Just now catching up with your blog since your break... Excellent post. It is good to see conservatism defined, and consistently at odds with the definition of Leftism you gave in a previous comment!
Coincidentally (w/r/t your comment above), Princess Casamassima and The Secret Agent are both at the very top of my reading list, as they seemed like a logical follow-on to my vague interest in anarchism in literature. Having seen them mentioned here and in a relevant context, I now feel reassured that I'm on "the right track"...
Mr Sammler's Planet and Gilead are both in my stacks somewhere but they'll have to wait a while I suppose. And as Steven said, your post seems to list many other "tacit recommendations" — one of the more general reasons I keep returning to this blog.
At your recommendation, I am reading Gilead.

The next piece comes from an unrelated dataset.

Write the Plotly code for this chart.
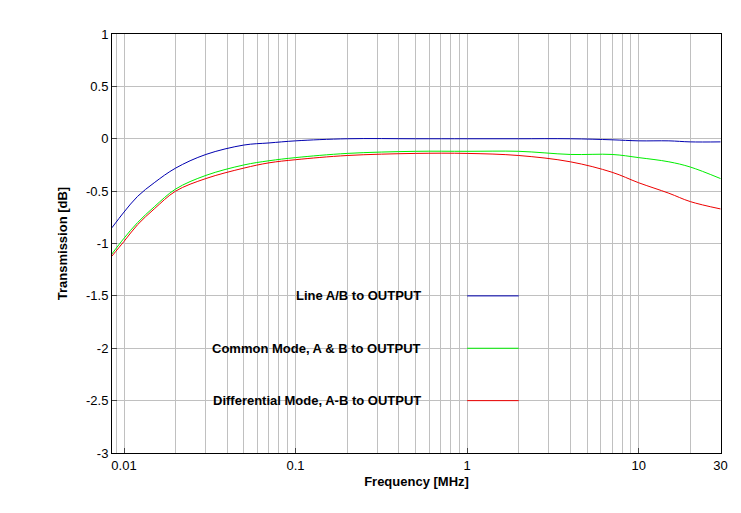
import math
import plotly.graph_objects as go

freq = [0.0085, 0.01, 0.012, 0.015, 0.02, 0.03, 0.05, 0.07, 0.1, 0.2, 0.5, 1, 2, 4, 7, 10, 15, 20, 30]
line_ab = [-0.85, -0.70, -0.55, -0.42, -0.28, -0.15, -0.06, -0.04, -0.02, 0.0, 0.0, 0.0, 0.0, 0.0, -0.01, -0.02, -0.02, -0.03, -0.03]
common = [-1.10, -0.95, -0.80, -0.65, -0.48, -0.35, -0.25, -0.21, -0.18, -0.14, -0.12, -0.12, -0.12, -0.15, -0.15, -0.18, -0.22, -0.27, -0.38]
diff = [-1.12, -0.98, -0.82, -0.67, -0.50, -0.38, -0.28, -0.23, -0.20, -0.16, -0.14, -0.14, -0.16, -0.22, -0.32, -0.42, -0.52, -0.60, -0.67]

names = ["Line A/B to OUTPUT", "Common Mode, A & B to OUTPUT", "Differential Mode, A-B to OUTPUT"]
colors = ["#0000b0", "#00ee00", "#ee0000"]
legend_y = [-1.5, -2.0, -2.5]

fig = go.Figure()
for ys, c in zip([line_ab, common, diff], colors):
    fig.add_trace(go.Scatter(x=freq, y=ys, mode="lines", line=dict(color=c, width=1), line_shape="spline"))

for n, c, ly in zip(names, colors, legend_y):
    fig.add_trace(go.Scatter(x=[1, 2], y=[ly, ly], mode="lines", line=dict(color=c, width=1)))
    fig.add_annotation(x=math.log10(0.55), y=ly, text="<b>" + n + "</b>", showarrow=False, xanchor="right",
                       font=dict(size=13, color="black"))

minor_vals = [m * 10 ** e for e in range(-3, 2) for m in range(2, 10)]
fig.update_xaxes(type="log", range=[-2.07, 1.48], tickvals=[0.01, 0.1, 1, 10, 30],
                 ticktext=["0.01", "0.1", "1", "10", "30"],
                 showgrid=True, gridcolor="#c0c0c0",
                 minor=dict(tickmode="array", tickvals=minor_vals, showgrid=True, gridcolor="#c0c0c0", ticks=""),
                 showline=True, linecolor="black", mirror=True, ticks="inside", zeroline=False,
                 title=dict(text="<b>Frequency [MHz]</b>", standoff=5, font=dict(size=13)), tickfont=dict(size=13))
fig.update_yaxes(range=[-3, 1], showgrid=True, gridcolor="#c0c0c0",
                 tickvals=[-3, -2.5, -2, -1.5, -1, -0.5, 0, 0.5, 1],
                 ticktext=["-3", "-2.5", "-2", "-1.5", "-1", "-0.5", "0", "0.5", "1"],
                 showline=True, linecolor="black", mirror=True, ticks="inside", zeroline=False,
                 title=dict(text="<b>Transmission [dB]</b>", font=dict(size=13)), tickfont=dict(size=13))
fig.update_layout(width=741, height=513, showlegend=False, plot_bgcolor="white", paper_bgcolor="white",
                  margin=dict(l=104, r=28, t=26, b=68),
                  font=dict(family="Liberation Sans, Arial", size=13, color="black"))
fig.write_html("out.html")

What a jewel! Your recommendations continue to deliver for me...thanks so much!
I've discovered your blog via the author's note in the May COMMENTARY (lovely piece on Francine Prose), and am arrested by this conversation about novels appealing to readers with a conservative disposition. I suggest another classic, Conrad's NOSTROMO, which implicitly offers an Adam Smith-style understanding of economic and cultural development in a fictional South American country strongly resembling Venezuela. It's an aesthetically difficult novel, and needs to be read twice, but it's immensely rewarding.